Since helping the Huskies to a 12-2 season and a berth in the College Football Playoff, Wooching has immersed himself in rugby-specific workouts — “there’s a difference between football shape and rugby shape,” he says — and been in training with World Rugby Hall of Famer Waisale Serevi and his Seattle-based rugby consulting firm Atavus.
The subsequent performance on the pitch for the Serevi Selects team in the Las Vegas Invitational earlier this month earned the invitation to camp. “We’ve invited Psalm so we can assess him, more than anything, as he has a rugby background and a very good athletic track record,” head coach Mike Friday said in a statement on the Team USA website. “We need to see where he is at and provide him with clarity on what he needs to do.”
Though Division I football has been a consuming year-around endeavor, Wooching remained determined to carve out some windows for rugby in the spring and summer, playing for UW’s club team and the Seattle Saracens.
It was a way of maintaining ties to a sport both close to his Samoan ancestry and the first one he took to heart as a 10-year-old. “Right away I grew to love rugby,” said Wooching, who played for the Kona Bulls. It wasn’t until his sophomore year at Kealakehe that he took up football.

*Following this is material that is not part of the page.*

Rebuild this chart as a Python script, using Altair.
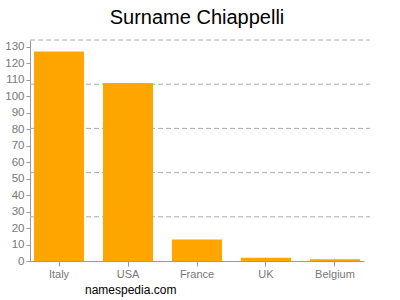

In earning a scholarship to Washington “I kinda put it (rugby) it in a box in the corner for a little bit while I played football. But I kept on glancing at it and wanting it, getting more eager to get back into it,” Wooching said.
While certain positions in football are run- or pass-specific, “I like the aspect that, in rugby, everybody can do everything: they can run the ball, pass the ball and tackle. Everyone rucks (using their feet to move the ball in a crowd). It is a brotherhood that is hard to explain unless you play the sport,” Wooching said.
NFL scouts, in opinions reinforced by his three sacks against Stanford, told him they liked his tenacity, toughness, instinct for the ball and diesel drive. By most accounts, Wooching said, they pegged him as a second- or third-day pick in the draft.
In the end, Wooching maintains it was more about following a calling than the cash. “I mean, I was never the guy who is all about the money. I’d rather play a sport with more longevity. I’d rather go with my passion than (just thinking about) income.”